Russia unveils world's first coronavirus vaccine for dogs, cats and other animals


Russia has registered the world's first coronavirus vaccine for dogs, cats, minks, foxes and other animals, the country's agriculture safety watchdog said Wednesday.

Called Carnivak-Cov, the vaccine was developed by scientists at the Federal Service for Veterinary and Phytosanitary Surveillance, also known as Rosselkhoznadzor, Russia's Tass News Agency said.

While many scientists say the virus causing covid-19 initially jumped from bats to humans, perhaps through another intermediary, infections have since been reported worldwide in animals, from zoos to mink farms.

It remains unclear how easily the virus can move between animals and humans. But after repeated outbreaks among minks at farms in Denmark and elsewhere in Europe, millions of the furry animals were killed precautionarily to cut any further transmission. Scientists have been particularly worried about mutated variants of the virus developing in minks and other animals going on to infect humans.

Russia has already approved three coronavirus vaccines for use in humans on an emergency basis.

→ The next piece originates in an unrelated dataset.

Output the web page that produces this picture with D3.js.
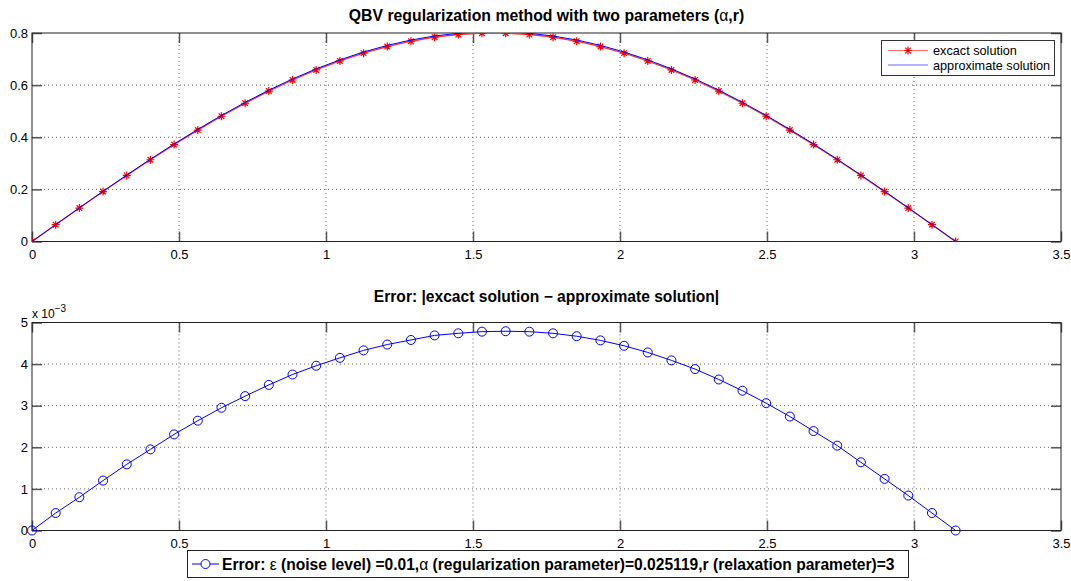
<!DOCTYPE html>
<html>
<head>
<meta charset="utf-8">
<script src="https://cdn.jsdelivr.net/npm/d3@7"></script>
<style>
  body { margin: 0; background: #fff; }
  svg { display: block; font-family: "Liberation Sans", Arial, sans-serif; }
</style>
</head>
<body>
<svg id="chart" width="1071" height="581"></svg>
<script>
// x grid: 40 points between 0 and pi
const xs = [0, 0.0806, 0.1611, 0.2417, 0.3222, 0.4028, 0.4833, 0.5639, 0.6444, 0.7250,
            0.8055, 0.8861, 0.9666, 1.0472, 1.1278, 1.2083, 1.2889, 1.3694, 1.4500, 1.5305,
            1.6111, 1.6916, 1.7722, 1.8527, 1.9333, 2.0139, 2.0944, 2.1750, 2.2555, 2.3361,
            2.4166, 2.4972, 2.5777, 2.6583, 2.7389, 2.8194, 2.9000, 2.9805, 3.0611, 3.1416];

const exact = [0, 0.0644, 0.1283, 0.1915, 0.2534, 0.3136, 0.3718, 0.4275, 0.4806, 0.5305,
               0.5771, 0.6197, 0.6584, 0.6928, 0.7227, 0.7480, 0.7684, 0.7838, 0.7942, 0.7994,
               0.7994, 0.7942, 0.7838, 0.7684, 0.7480, 0.7227, 0.6928, 0.6584, 0.6197, 0.5771,
               0.5305, 0.4806, 0.4275, 0.3718, 0.3136, 0.2534, 0.1915, 0.1283, 0.0644, 0];

const approx = [0, 0.0648, 0.1291, 0.1927, 0.2550, 0.3156, 0.3741, 0.4301, 0.4836, 0.5337,
                0.5806, 0.6235, 0.6624, 0.6970, 0.7270, 0.7525, 0.7730, 0.7885, 0.7989, 0.8042,
                0.8042, 0.7990, 0.7885, 0.7731, 0.7526, 0.7271, 0.6971, 0.6625, 0.6236, 0.5807,
                0.5339, 0.4837, 0.4302, 0.3742, 0.3156, 0.2550, 0.1927, 0.1291, 0.0648, 0];

// error in units of 1e-3
const errE3 = [0, 0.42, 0.80, 1.20, 1.59, 1.95, 2.31, 2.64, 2.95, 3.23,
               3.50, 3.75, 3.96, 4.15, 4.33, 4.47, 4.58, 4.69, 4.74, 4.78,
               4.79, 4.78, 4.74, 4.67, 4.57, 4.44, 4.28, 4.09, 3.88, 3.63,
               3.36, 3.06, 2.74, 2.39, 2.04, 1.64, 1.24, 0.84, 0.42, 0];

const xTicks = [0, 0.5, 1, 1.5, 2, 2.5, 3, 3.5];
const yTicksTop = [0, 0.2, 0.4, 0.6, 0.8];
const yTicksBottom = [0, 1, 2, 3, 4, 5];

const svg = d3.select("#chart");
const left = 32, right = 1061;

function drawAxes(top, bottom, yDomain, yTicks, yFmt, id) {
    const x = d3.scaleLinear().domain([0, 3.5]).range([left, right]);
    const y = d3.scaleLinear().domain(yDomain).range([bottom, top]);
    const g = svg.append("g");

    svg.append("clipPath").attr("id", id)
        .append("rect").attr("x", left).attr("y", top)
        .attr("width", right - left).attr("height", bottom - top);

    // dotted grid
    g.selectAll(".gx").data(xTicks.slice(1, -1)).join("line")
        .attr("x1", d => x(d)).attr("x2", d => x(d))
        .attr("y1", top).attr("y2", bottom)
        .attr("stroke", "#666").attr("stroke-dasharray", "1,3");
    g.selectAll(".gy").data(yTicks.slice(1, -1)).join("line")
        .attr("y1", d => y(d)).attr("y2", d => y(d))
        .attr("x1", left).attr("x2", right)
        .attr("stroke", "#666").attr("stroke-dasharray", "1,3");

    // inward ticks on all four sides
    const tick = (sel) => sel.call(s => s.select(".domain").remove())
        .call(s => s.selectAll(".tick line").attr("stroke", "#555").attr("stroke-width", 1.5))
        .call(s => s.selectAll(".tick text").attr("fill", "#000").style("font-size", "13px")
            .style("font-family", "Liberation Sans, Arial, sans-serif"));

    g.append("g").attr("transform", `translate(0,${bottom})`)
        .call(d3.axisBottom(x).tickValues(xTicks).tickFormat(d3.format("")).tickSizeInner(-10).tickSizeOuter(0).tickPadding(6))
        .call(tick)
        .call(s => s.selectAll(".tick text").attr("y", 8));
    g.append("g").attr("transform", `translate(0,${top})`)
        .call(d3.axisTop(x).tickValues(xTicks).tickFormat("").tickSizeInner(-10).tickSizeOuter(0))
        .call(tick);
    g.append("g").attr("transform", `translate(${left},0)`)
        .call(d3.axisLeft(y).tickValues(yTicks).tickFormat(yFmt).tickSizeInner(-10).tickSizeOuter(0))
        .call(tick)
        .call(s => s.selectAll(".tick text").attr("x", -4));
    g.append("g").attr("transform", `translate(${right},0)`)
        .call(d3.axisRight(y).tickValues(yTicks).tickFormat("").tickSizeInner(-10).tickSizeOuter(0))
        .call(tick);

    g.append("rect").attr("x", left).attr("y", top)
        .attr("width", right - left).attr("height", bottom - top)
        .attr("fill", "none").attr("stroke", "#222").attr("stroke-width", 1);

    return { x, y, g };
}

function star(sel, cx, cy, r, color) {
    const p = `M${cx - r},${cy}L${cx + r},${cy}M${cx},${cy - r}L${cx},${cy + r}` +
              `M${cx - r * 0.7},${cy - r * 0.7}L${cx + r * 0.7},${cy + r * 0.7}` +
              `M${cx - r * 0.7},${cy + r * 0.7}L${cx + r * 0.7},${cy - r * 0.7}`;
    sel.append("path").attr("d", p).attr("stroke", color).attr("stroke-width", 1.2).attr("fill", "none");
}

// ---------- top subplot ----------
const topAx = drawAxes(33, 241.5, [0, 0.8], yTicksTop, d3.format(""), "clipTop");

const lineTop = d3.line().x((d, i) => topAx.x(xs[i])).y(d => topAx.y(d));
const plotTop = svg.append("g").attr("clip-path", "url(#clipTop)");
plotTop.append("path").datum(exact).attr("d", lineTop)
    .attr("fill", "none").attr("stroke", "#ff3333").attr("stroke-width", 1.3);
exact.forEach((d, i) => star(plotTop, topAx.x(xs[i]), topAx.y(d), 4, "#ff0000"));
plotTop.append("path").datum(approx).attr("d", lineTop)
    .attr("fill", "none").attr("stroke", "#0000ff").attr("stroke-width", 1);

const t1 = svg.append("text").attr("x", (left + right) / 2).attr("y", 21)
    .attr("text-anchor", "middle").style("font-size", "15.8px").style("font-weight", "bold");
t1.append("tspan").text("QBV regularization method with two parameters (");
t1.append("tspan").style("font-weight", "normal").text("α");
t1.append("tspan").text(",r)");

// top legend
const lg = svg.append("g");
lg.append("rect").attr("x", 881.5).attr("y", 40.5).attr("width", 173).attr("height", 35)
    .attr("fill", "#fff").attr("stroke", "#333");
lg.append("line").attr("x1", 888).attr("x2", 928).attr("y1", 50.5).attr("y2", 50.5)
    .attr("stroke", "#ff6666").attr("stroke-width", 1.2);
star(lg, 908, 50.5, 4, "#ff0000");
lg.append("line").attr("x1", 888).attr("x2", 928).attr("y1", 65).attr("y2", 65)
    .attr("stroke", "#6666ff").attr("stroke-width", 1.2);
lg.append("text").attr("x", 933).attr("y", 55).style("font-size", "12.7px").text("excact solution");
lg.append("text").attr("x", 933).attr("y", 69.5).style("font-size", "12.7px").text("approximate solution");

// ---------- bottom subplot ----------
const botAx = drawAxes(322.5, 530.5, [0, 5], yTicksBottom, d3.format(""), "clipBot");

const lineBot = d3.line().x((d, i) => botAx.x(xs[i])).y(d => botAx.y(d));
const plotBot = svg.append("g");
plotBot.append("path").datum(errE3).attr("d", lineBot)
    .attr("fill", "none").attr("stroke", "#0000ff").attr("stroke-width", 1);
plotBot.selectAll("circle").data(errE3).join("circle")
    .attr("cx", (d, i) => botAx.x(xs[i])).attr("cy", d => botAx.y(d)).attr("r", 4.5)
    .attr("fill", "none").attr("stroke", "#0000ff").attr("stroke-width", 1);

svg.append("text").attr("x", (left + right) / 2).attr("y", 302)
    .attr("text-anchor", "middle").style("font-size", "15.6px").style("font-weight", "bold")
    .text("Error: |excact solution \u2212 approximate solution|");

const exp = svg.append("text").attr("x", 32).attr("y", 318).style("font-size", "12px").text("x 10");
exp.append("tspan").attr("dy", -6).style("font-size", "10px").text("\u22123");

// bottom legend
const lb = svg.append("g");
lb.append("rect").attr("x", 187.5).attr("y", 550.5).attr("width", 721).attr("height", 27)
    .attr("fill", "#fff").attr("stroke", "#222");
lb.append("line").attr("x1", 192).attr("x2", 219).attr("y1", 564).attr("y2", 564)
    .attr("stroke", "#0000ff");
lb.append("circle").attr("cx", 205.5).attr("cy", 564).attr("r", 4.5)
    .attr("fill", "#fff").attr("stroke", "#0000ff");
const lt = lb.append("text").attr("x", 222).attr("y", 570).style("font-size", "15.6px").style("font-weight", "bold");
lt.append("tspan").text("Error: ");
lt.append("tspan").style("font-weight", "normal").text("ε");
lt.append("tspan").text(" (noise level) =0.01,");
lt.append("tspan").style("font-weight", "normal").text("α");
lt.append("tspan").text(" (regularization parameter)=0.025119,r (relaxation parameter)=3");
</script>
</body>
</html>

Rosselkhoznadzor deputy head Konstantin Savenkov said Wednesday that this would be the world's first authorized for widespread animal inoculations.

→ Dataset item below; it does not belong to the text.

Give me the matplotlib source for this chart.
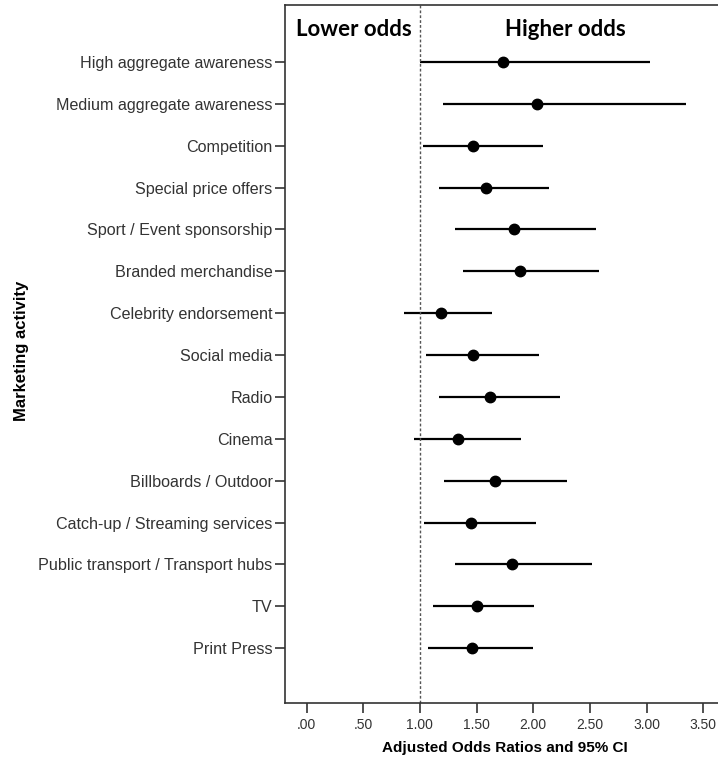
import matplotlib.pyplot as plt

# Marketing activities (top to bottom) and adjusted odds ratios with 95% CI
activities = ['High aggregate awareness', 'Medium aggregate awareness', 'Competition',
              'Special price offers', 'Sport / Event sponsorship', 'Branded merchandise',
              'Celebrity endorsement', 'Social media', 'Radio', 'Cinema',
              'Billboards / Outdoor', 'Catch-up / Streaming services',
              'Public transport / Transport hubs', 'TV', 'Print Press']
odds_ratio = [1.73, 2.03, 1.47, 1.58, 1.83, 1.88, 1.19, 1.47, 1.62, 1.34, 1.66, 1.45, 1.81, 1.50, 1.46]
ci_low = [1.00, 1.20, 1.03, 1.17, 1.31, 1.38, 0.86, 1.05, 1.17, 0.95, 1.21, 1.04, 1.31, 1.12, 1.07]
ci_high = [3.03, 3.35, 2.09, 2.14, 2.55, 2.58, 1.64, 2.05, 2.24, 1.89, 2.30, 2.02, 2.52, 2.01, 2.00]
xticks = [0, 0.5, 1.0, 1.5, 2.0, 2.5, 3.0, 3.5]
xtick_labels = ['.00', '.50', '1.00', '1.50', '2.00', '2.50', '3.00', '3.50']

plt.rcParams['font.family'] = ['Liberation Sans', 'DejaVu Sans']

fig = plt.figure(figsize=(7.18, 7.59), dpi=100)
ax = fig.add_axes([285 / 718, 56 / 759, 433 / 718, 698 / 759])

ypos = list(range(len(activities)))
ax.hlines(ypos, ci_low, ci_high, color='black', linewidth=1.6)
ax.plot(odds_ratio, ypos, 'o', color='black', markersize=7.5)
ax.axvline(1.0, color='#555555', linewidth=1, linestyle=(0, (2, 1.5)))

ax.set_xlim(-0.19, 3.63)
ax.set_ylim(len(activities) - 1 + 1.31, -1.36)
ax.set_xticks(xticks)
ax.set_xticklabels(xtick_labels, fontsize=10, color='#333333')
ax.set_yticks(ypos)
ax.set_yticklabels(activities, fontsize=11.6, color='#333333')
ax.tick_params(axis='y', length=7, width=1.2, color='#333333', pad=2)
ax.tick_params(axis='x', length=7, width=1.2, color='#333333', pad=4)

for side in ['left', 'top', 'bottom']:
    ax.spines[side].set_color('#333333')
    ax.spines[side].set_linewidth(1.2)
ax.spines['right'].set_visible(False)

ax.set_xlabel('Adjusted Odds Ratios and 95% CI', fontsize=11, fontweight='bold', labelpad=8)
ax.xaxis.set_label_coords(505 / 718, 1, transform=fig.transFigure)
ax.xaxis.label.set_verticalalignment('top')
ax.xaxis.label.set_y(1 - 741 / 759)
fig.text(22 / 718, 1 - 351 / 759, 'Marketing activity', rotation=90, fontsize=12,
         fontweight='bold', ha='center', va='center')

# header labels placed in pixel coordinates
ax.text(354, 759 - 30, 'Lower odds', fontsize=16, fontweight='bold', family='Lato',
        ha='center', va='center', transform=None)
ax.text(565, 759 - 30, 'Higher odds', fontsize=16, fontweight='bold', family='Lato',
        ha='center', va='center', transform=None)

fig.savefig('out.png', dpi=100)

The vaccine could be mass produced as soon as April, although the agency did not say when it would be on the market.

"Carnivak-Cov, a sorbate inactivated vaccine against the coronavirus infection . . . is the world's first and only product for preventing covid-19 in animals," Savenkov told Tass News.

Two U.S. companies, New Jersey-based veterinary pharmaceutical company Zoetis and the North Dakota-based Medgene Labs, have also been developing coronavirus vaccines for use among minks and other animals.

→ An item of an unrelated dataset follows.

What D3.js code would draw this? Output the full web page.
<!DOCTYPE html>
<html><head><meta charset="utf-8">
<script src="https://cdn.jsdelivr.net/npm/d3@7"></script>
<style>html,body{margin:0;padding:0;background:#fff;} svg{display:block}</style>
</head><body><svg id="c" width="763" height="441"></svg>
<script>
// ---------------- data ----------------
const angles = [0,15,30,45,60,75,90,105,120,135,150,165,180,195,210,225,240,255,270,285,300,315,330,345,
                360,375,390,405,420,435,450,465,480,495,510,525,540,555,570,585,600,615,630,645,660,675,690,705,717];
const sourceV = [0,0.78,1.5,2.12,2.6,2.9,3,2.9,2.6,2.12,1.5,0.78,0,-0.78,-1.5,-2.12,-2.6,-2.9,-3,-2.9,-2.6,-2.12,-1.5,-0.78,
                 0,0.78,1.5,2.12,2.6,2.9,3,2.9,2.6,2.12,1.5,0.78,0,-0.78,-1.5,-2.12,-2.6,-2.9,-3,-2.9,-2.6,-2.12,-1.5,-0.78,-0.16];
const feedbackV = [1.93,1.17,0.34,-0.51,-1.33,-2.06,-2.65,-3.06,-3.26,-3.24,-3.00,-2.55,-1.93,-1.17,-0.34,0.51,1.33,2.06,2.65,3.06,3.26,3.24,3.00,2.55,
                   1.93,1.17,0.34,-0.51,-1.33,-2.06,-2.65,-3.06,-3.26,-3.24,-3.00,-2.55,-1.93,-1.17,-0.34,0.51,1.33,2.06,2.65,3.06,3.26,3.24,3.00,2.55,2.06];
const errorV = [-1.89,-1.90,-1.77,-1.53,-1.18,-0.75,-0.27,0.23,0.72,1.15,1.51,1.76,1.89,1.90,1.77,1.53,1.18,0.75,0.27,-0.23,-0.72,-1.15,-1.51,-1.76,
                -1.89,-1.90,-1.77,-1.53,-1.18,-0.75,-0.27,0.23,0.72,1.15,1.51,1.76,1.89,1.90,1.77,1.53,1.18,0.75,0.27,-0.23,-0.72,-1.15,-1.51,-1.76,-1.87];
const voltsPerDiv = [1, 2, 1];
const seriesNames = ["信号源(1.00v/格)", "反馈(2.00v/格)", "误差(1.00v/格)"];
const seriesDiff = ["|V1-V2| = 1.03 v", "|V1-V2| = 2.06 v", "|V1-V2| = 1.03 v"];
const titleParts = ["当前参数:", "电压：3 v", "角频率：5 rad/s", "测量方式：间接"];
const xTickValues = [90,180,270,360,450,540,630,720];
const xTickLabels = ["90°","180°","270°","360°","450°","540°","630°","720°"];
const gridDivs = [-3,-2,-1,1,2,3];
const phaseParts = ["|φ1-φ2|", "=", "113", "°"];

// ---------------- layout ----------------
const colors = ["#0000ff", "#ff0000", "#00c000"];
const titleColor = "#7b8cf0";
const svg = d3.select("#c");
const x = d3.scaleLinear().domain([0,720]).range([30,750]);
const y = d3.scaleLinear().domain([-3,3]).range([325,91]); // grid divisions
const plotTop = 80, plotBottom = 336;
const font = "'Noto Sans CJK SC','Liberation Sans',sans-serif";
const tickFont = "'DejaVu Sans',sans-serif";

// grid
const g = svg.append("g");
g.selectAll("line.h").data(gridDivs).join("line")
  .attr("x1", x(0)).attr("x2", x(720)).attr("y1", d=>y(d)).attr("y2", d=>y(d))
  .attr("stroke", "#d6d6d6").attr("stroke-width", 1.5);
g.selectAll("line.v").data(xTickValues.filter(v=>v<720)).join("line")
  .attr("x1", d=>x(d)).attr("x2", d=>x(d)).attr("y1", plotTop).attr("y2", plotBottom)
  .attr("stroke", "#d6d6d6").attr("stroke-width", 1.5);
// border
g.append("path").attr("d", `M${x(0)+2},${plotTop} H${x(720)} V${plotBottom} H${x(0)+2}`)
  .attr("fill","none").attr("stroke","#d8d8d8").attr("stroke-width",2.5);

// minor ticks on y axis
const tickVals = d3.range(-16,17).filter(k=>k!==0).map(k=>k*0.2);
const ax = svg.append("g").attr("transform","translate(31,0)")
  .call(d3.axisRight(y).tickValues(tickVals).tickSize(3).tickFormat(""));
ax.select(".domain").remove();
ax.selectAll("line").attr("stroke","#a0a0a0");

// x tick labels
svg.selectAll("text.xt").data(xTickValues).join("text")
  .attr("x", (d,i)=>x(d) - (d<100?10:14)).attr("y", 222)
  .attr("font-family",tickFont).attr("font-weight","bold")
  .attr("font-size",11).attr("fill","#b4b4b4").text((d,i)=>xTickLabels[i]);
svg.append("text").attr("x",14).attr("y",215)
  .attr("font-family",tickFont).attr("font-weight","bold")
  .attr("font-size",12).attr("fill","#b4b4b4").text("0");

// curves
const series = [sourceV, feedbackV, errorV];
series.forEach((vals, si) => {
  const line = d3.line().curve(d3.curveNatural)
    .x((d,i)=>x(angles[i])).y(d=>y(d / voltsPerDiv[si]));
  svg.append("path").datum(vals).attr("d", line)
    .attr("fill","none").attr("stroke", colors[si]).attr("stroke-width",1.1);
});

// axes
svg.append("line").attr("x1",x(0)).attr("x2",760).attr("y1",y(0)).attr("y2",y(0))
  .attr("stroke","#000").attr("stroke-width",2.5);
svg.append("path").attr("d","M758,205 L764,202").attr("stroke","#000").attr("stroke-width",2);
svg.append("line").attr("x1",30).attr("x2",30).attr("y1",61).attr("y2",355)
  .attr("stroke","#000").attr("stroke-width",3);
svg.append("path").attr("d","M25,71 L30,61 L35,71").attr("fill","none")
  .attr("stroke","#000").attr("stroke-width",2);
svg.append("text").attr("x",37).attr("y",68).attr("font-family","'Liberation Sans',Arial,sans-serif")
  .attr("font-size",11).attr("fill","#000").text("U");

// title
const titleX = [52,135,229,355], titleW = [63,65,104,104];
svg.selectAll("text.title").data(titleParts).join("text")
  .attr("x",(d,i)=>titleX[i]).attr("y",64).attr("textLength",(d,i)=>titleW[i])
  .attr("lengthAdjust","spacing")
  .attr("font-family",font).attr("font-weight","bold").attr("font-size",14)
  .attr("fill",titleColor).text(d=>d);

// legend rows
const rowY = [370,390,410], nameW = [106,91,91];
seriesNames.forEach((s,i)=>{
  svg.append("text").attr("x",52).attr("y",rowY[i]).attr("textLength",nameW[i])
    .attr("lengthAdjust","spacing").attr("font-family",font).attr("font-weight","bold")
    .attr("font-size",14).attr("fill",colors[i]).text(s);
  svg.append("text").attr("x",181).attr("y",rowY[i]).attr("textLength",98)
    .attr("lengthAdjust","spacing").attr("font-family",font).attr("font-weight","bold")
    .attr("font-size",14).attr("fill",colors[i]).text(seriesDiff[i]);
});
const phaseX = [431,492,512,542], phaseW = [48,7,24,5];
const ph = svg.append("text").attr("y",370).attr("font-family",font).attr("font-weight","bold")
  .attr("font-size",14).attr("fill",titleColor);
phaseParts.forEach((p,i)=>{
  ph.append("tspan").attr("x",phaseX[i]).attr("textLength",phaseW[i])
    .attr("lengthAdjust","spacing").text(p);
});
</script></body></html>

Scientists in Russia launched clinical trials in October and tested the vaccine on dogs, cats, foxes, including Arctic foxes, and minks, among other animals. Mass production of the vaccine could begin in April, according to Savenkov.

"The outcome of the research gives us grounds to conclude that the vaccine is safe and has strong immunogenic effect," Savenkov said.

The vaccine is expected to produce antibody resistance that lasts at least six months.

Savenkov told Tass News that "domestic animal-breeding enterprises and commercial firms from Greece, Poland and Austria" are planning to purchase the vaccine, while companies from the United States, Canada and Singapore, among others, have expressed interest in it.

Russia's coronavirus vaccine for humans have so far not been approved for use in the United States or Europe.

Earlier this year Zoetis's vaccine was administered on a trial-basis to nine infected apes at a San Diego zoo. They have since recovered.